Arthur Everett Pitcher (known as Everett Pitcher; 18 July 1912, Hanover, New Hampshire – 4 December 2006) was an American mathematician, known for early pioneering work on exact sequences and applying Morse theory to homotopy theory.

==Biography==
Everett Pitcher grew up in Cleveland, where his father, Arthur Dunn Pitcher, headed the mathematics department at Adelbert College of Western Reserve University until he died of heart failure in 1924 at the age of 43. Everett Pitcher's mother was a math teacher, and his father received a Ph.D. in mathematics from the University of Chicago under E. H. Moore. Everett Pitcher received in 1932 an A.B. from Western Reserve University, in 1933 an M.A., and in 1935 a Ph.D. from Harvard University under Marston Morse with the thesis Certain Invariants of Closed Extremals.

After two years as a Benjamin Peirce Instructor at Harvard, Pitcher joined the mathematics faculty of Lehigh University in 1938, where he remained except for a leave of absence serving in the U. S. Army during World War II and for some sabbaticals. At Lehigh he served as chair of the department from 1960 until his retirement in 1978. He was a Guggenheim Fellow for the academic year 1952–1953. Everett gave an Invited Address to the American Mathematical Society in 1955, published as "Inequalities of critical point theory".

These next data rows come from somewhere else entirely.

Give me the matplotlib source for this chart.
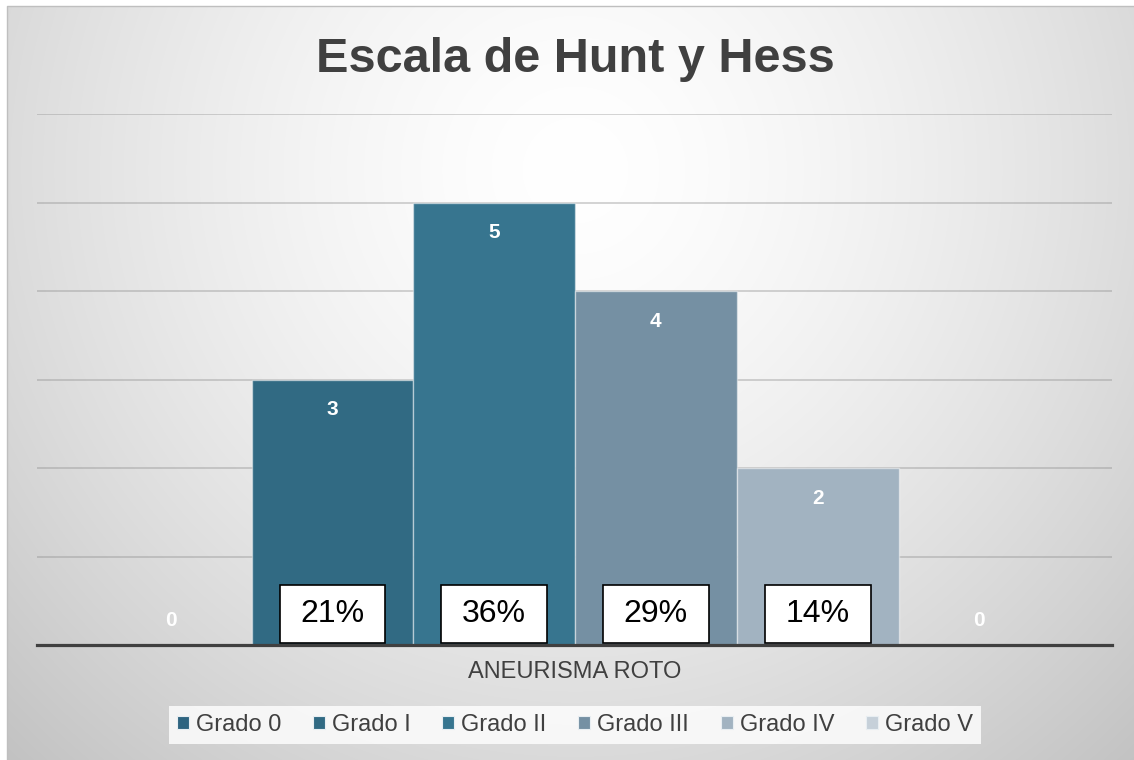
import numpy as np
from matplotlib import pyplot as plt
from matplotlib.patches import Patch, Rectangle

# datos
grados = ["Grado 0", "Grado I", "Grado II", "Grado III", "Grado IV", "Grado V"]
casos = [0, 3, 5, 4, 2, 0]
porcentajes = ["", "21%", "36%", "29%", "14%", ""]
colores = ["#2E6480", "#316A83", "#37758F", "#7590A3", "#A2B3C1", "#C6D0D9"]

plt.rcParams['font.family'] = ['Liberation Sans', 'DejaVu Sans']
gris = '#404040'

W, H = 1134, 760
fig = plt.figure(figsize=(W / 100, H / 100), dpi=100)

# fondo con degradado radial
bg = fig.add_axes([0, 0, 1, 1])
yy, xx = np.mgrid[0:H, 0:W]
r = np.hypot(xx - 575, yy - 170) / 820
grad = np.clip(1 - 0.24 * r ** 1.5, 0, 1)
grad[(xx < 7) | (yy < 6)] = 1
bg.imshow(np.dstack([grad] * 3), aspect='auto', extent=(0, W, H, 0),
          interpolation='bilinear')
bg.plot([7, 7, W], [H, 6, 6], color='#BFBFBF', lw=1)
bg.set_xlim(0, W)
bg.set_ylim(H, 0)
bg.axis('off')

# grafico
ax = fig.add_axes([37 / W, 1 - 645 / H, (1112 - 37) / W, (645 - 114) / H])
ax.patch.set_alpha(0)
x = np.arange(len(grados))
ax.bar(x, casos, width=1, color=colores, edgecolor=(1, 1, 1, 0.45),
       linewidth=1, zorder=2)
ax.set_xlim(-0.827, 5.82)
ax.set_ylim(0, 6)
ax.set_yticks(range(1, 7))
ax.yaxis.grid(True, color='#8C8C8C', alpha=0.4, lw=1.3, zorder=0)
ax.set_axisbelow(True)
ax.tick_params(length=0, labelleft=False, labelbottom=False)
for s in ['left', 'right', 'top']:
    ax.spines[s].set_visible(False)
ax.spines['bottom'].set_color(gris)
ax.spines['bottom'].set_linewidth(2.3)
ax.spines['bottom'].set_zorder(5)

for i, v in enumerate(casos):
    y = v - 0.34 if v else 0.28
    ax.text(i, y, str(v), ha='center', va='center', color='white',
            fontsize=15, fontweight='bold', zorder=4)

for i, p in enumerate(porcentajes):
    if p:
        ax.add_patch(Rectangle((i - 0.327, 0.02), 0.654, 0.66, facecolor='white',
                               edgecolor='black', lw=1.2, zorder=3))
        ax.text(i, 0.35, p, fontsize=23, ha='center', va='center', zorder=4)

fig.text(575 / W, 1 - 72 / H, "Escala de Hunt y Hess", fontsize=35,
         fontweight='bold', color=gris, ha='center', va='baseline')
fig.text(575 / W, 1 - 672 / H, "ANEURISMA ROTO", fontsize=17, color=gris,
         ha='center', va='center')

handles = [Patch(facecolor=c, edgecolor='#E8EEF2', lw=0.8) for c in colores]
leg = fig.legend(handles, grados, loc='center', bbox_to_anchor=(575 / W, 1 - 725 / H),
                 ncol=6, frameon=True, handlelength=0.5,
                 handleheight=0.5, handletextpad=0.3, columnspacing=1.35,
                 borderpad=0.35, fancybox=False,
                 prop={'family': ['Liberation Sans Narrow', 'Liberation Sans'], 'size': 17})
leg.get_frame().set_facecolor((1, 1, 1, 0.35))
leg.get_frame().set_edgecolor('none')
for t in leg.get_texts():
    t.set_color(gris)

fig.savefig('out.png', dpi=100)
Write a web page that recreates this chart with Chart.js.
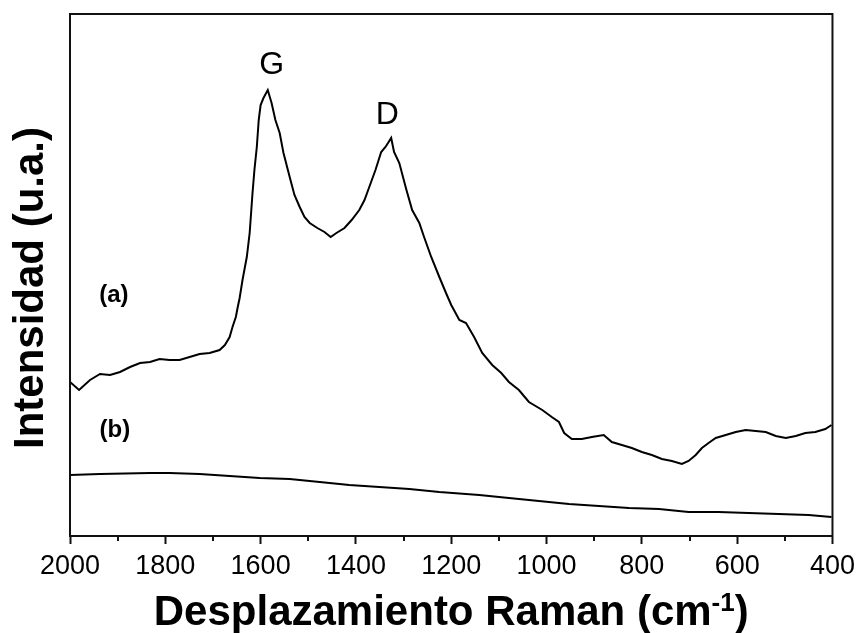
<!DOCTYPE html>
<html>
<head>
<meta charset="utf-8">
<script src="https://cdn.jsdelivr.net/npm/chart.js@4.4.0/dist/chart.umd.min.js"></script>
<style>
  body { margin: 0; background: #fff; }
  canvas { display: block; }
</style>
</head>
<body>
<canvas id="ramanChart" width="861" height="633"></canvas>
<script>
// espectro (a)
const shiftA = [2000, 1981, 1958, 1937, 1916, 1895, 1874, 1853, 1832, 1812, 1791, 1770, 1749, 1728, 1707, 1686,
  1675, 1665, 1659, 1652, 1648, 1644, 1638, 1629, 1623, 1617, 1613, 1608, 1604, 1600, 1594, 1585, 1577,
  1569, 1560, 1552, 1539, 1529, 1518, 1508, 1497, 1481, 1466, 1453, 1441, 1424, 1409, 1393, 1382, 1372,
  1359, 1347, 1338, 1326, 1320, 1309, 1294, 1282, 1267, 1257, 1242, 1225, 1211, 1200, 1183, 1169, 1152,
  1135, 1114, 1095, 1079, 1058, 1037, 1009, 989, 974, 963, 947, 926, 905, 880, 863, 842, 821, 800, 779,
  758, 737, 716, 702, 687, 674, 660, 645, 624, 603, 582, 561, 540, 519, 498, 477, 457, 436, 415, 402];
const intensityA = [154, 146, 156, 162, 161, 164, 169, 173, 174, 177, 176, 176, 179, 182, 183, 186,
  191, 199, 209, 219, 229, 238, 256, 279, 303, 343, 366, 389, 416, 431, 438, 446, 433,
  416, 403, 383, 359, 341, 329, 319, 313, 308, 304, 299, 303, 308, 316, 326, 336, 349,
  366, 384, 389, 398, 384, 373, 346, 326, 313, 299, 279, 259, 243, 231, 216, 213, 199,
  183, 171, 163, 154, 146, 134, 126, 119, 114, 103, 97, 97, 99, 101, 94, 91, 88, 84, 81,
  77, 75, 72, 75, 81, 88, 93, 98, 101, 104, 106, 105, 104, 100, 98, 100, 103, 104, 107, 111];

// espectro (b)
const shiftB = [2000, 1937, 1832, 1791, 1728, 1665, 1602, 1539, 1476, 1414, 1351, 1288, 1225, 1141,
  1079, 1016, 953, 890, 827, 764, 702, 639, 576, 513, 450, 402];
const intensityB = [61, 62, 63, 63, 62, 60, 58, 57, 54, 51, 49, 47, 44, 41,
  38, 35, 32, 30, 28, 27, 24, 24, 23, 22, 21, 19];

const xTicks = [2000, 1800, 1600, 1400, 1200, 1000, 800, 600, 400];
const xMinorTicks = [1900, 1700, 1500, 1300, 1100, 900, 700, 500];

// etiquetas sobre la gráfica: [texto, desplazamiento, intensidad, fuente]
const labels = [
  ['G', 1577, 471, '32px Arial, "Liberation Sans", sans-serif'],
  ['D', 1334, 421, '32px Arial, "Liberation Sans", sans-serif'],
  ['(a)', 1908, 241, 'bold 24px Arial, "Liberation Sans", sans-serif'],
  ['(b)', 1906, 106, 'bold 24px Arial, "Liberation Sans", sans-serif']
];

const FONT = 'Arial, "Liberation Sans", sans-serif';

function toPoints(xs, ys) {
  return xs.map((x, i) => ({ x, y: ys[i] }));
}

const framePlugin = {
  id: 'frame',
  afterDraw(chart) {
    const { ctx, chartArea: a, scales } = chart;
    const xs = scales.x;
    const ys = scales.y;
    ctx.save();

    // marco completo
    ctx.strokeStyle = '#111';
    ctx.lineWidth = 2;
    ctx.strokeRect(a.left, a.top, a.right - a.left, a.bottom - a.top);

    // marcas menores
    ctx.beginPath();
    xMinorTicks.forEach(v => {
      const px = Math.round(xs.getPixelForValue(v));
      ctx.moveTo(px, a.bottom);
      ctx.lineTo(px, a.bottom + 5);
    });
    ctx.stroke();

    // etiquetas G, D, (a), (b)
    ctx.fillStyle = '#000';
    ctx.textAlign = 'center';
    ctx.textBaseline = 'middle';
    labels.forEach(([text, x, y, font]) => {
      ctx.font = font;
      ctx.fillText(text, xs.getPixelForValue(x), ys.getPixelForValue(y));
    });

    // título eje y
    ctx.font = 'bold 42px ' + FONT;
    ctx.textBaseline = 'alphabetic';
    ctx.translate(43, 288);
    ctx.rotate(-Math.PI / 2);
    ctx.fillText('Intensidad (u.a.)', 0, 0);
    ctx.setTransform(1, 0, 0, 1, 0, 0);

    // título eje x con superíndice
    const main = 'Desplazamiento Raman (cm';
    const sup = '-1';
    const close = ')';
    ctx.font = 'bold 42px ' + FONT;
    const wMain = ctx.measureText(main).width;
    const wClose = ctx.measureText(close).width;
    ctx.font = 'bold 26px ' + FONT;
    const wSup = ctx.measureText(sup).width;
    const cx = (a.left + a.right) / 2;
    let x0 = cx - (wMain + wSup + wClose) / 2;
    const base = 625;
    ctx.textAlign = 'left';
    ctx.font = 'bold 42px ' + FONT;
    ctx.fillText(main, x0, base);
    x0 += wMain;
    ctx.font = 'bold 26px ' + FONT;
    ctx.fillText(sup, x0, base - 14);
    x0 += wSup;
    ctx.font = 'bold 42px ' + FONT;
    ctx.fillText(close, x0, base);
    ctx.restore();
  }
};

new Chart(document.getElementById('ramanChart'), {
  type: 'line',
  data: {
    datasets: [
      {
        label: '(a)',
        data: toPoints(shiftA, intensityA),
        borderColor: '#000',
        borderWidth: 2,
        pointRadius: 0,
        tension: 0,
        fill: false
      },
      {
        label: '(b)',
        data: toPoints(shiftB, intensityB),
        borderColor: '#000',
        borderWidth: 2,
        pointRadius: 0,
        tension: 0,
        fill: false
      }
    ]
  },
  options: {
    responsive: false,
    animation: false,
    layout: { padding: { top: 14, right: 27, left: 0, bottom: 0 } },
    plugins: {
      legend: { display: false },
      tooltip: { enabled: false }
    },
    scales: {
      x: {
        type: 'linear',
        reverse: true,
        min: 400,
        max: 2000,
        afterFit(scale) { scale.height = 97; },
        afterBuildTicks(scale) { scale.ticks = xTicks.map(v => ({ value: v })); },
        border: { display: true, color: '#111', width: 2 },
        grid: {
          display: true,
          drawOnChartArea: false,
          drawTicks: true,
          tickLength: 8,
          tickWidth: 2,
          tickColor: '#111'
        },
        ticks: {
          color: '#000',
          font: { family: FONT, size: 27 },
          padding: 6,
          maxRotation: 0,
          autoSkip: false,
          callback: v => String(v)
        }
      },
      y: {
        type: 'linear',
        min: 0,
        max: 522,
        afterFit(scale) { scale.width = 70; },
        border: { display: true, color: '#111', width: 2 },
        grid: { display: false },
        ticks: { display: false }
      }
    }
  },
  plugins: [framePlugin]
});
</script>
</body>
</html>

Pitcher was one of the founders of the Society for Industrial and Applied Mathematics and a member of its Board of Trustees from 1961 to 1963. He was an AMS Associate Secretary from 1959 to 1966 and then Secretary of the AMS from 1966 to 1988.

==Legacy==
In 1936, Everett married physician Sarah Mathiott Hindman, and they had two daughters, Susan Pitcher and Joan Pitcher Morrison. After Dr. Sarah Hindman Pitcher died in 1972, Everett married Theresa Sell in 1973. Theresa died in 2001. Together, Everett and Theresa established the Everett Pitcher Fund for the Propagation of Mathematics, which allows Lehigh University to host the annual Pitcher Lecture series featuring prominent mathematicians. In recognition of Everett's contributions, Lehigh also created the Pitcher Chair in Mathematics and the Pitcher Research Scholars in Mathematics program.

In 1985 the Mathematical Association of America gave Everett Pitcher the Award for Distinguished Service. He described his work for the AMS in his reminiscences "Off the Record".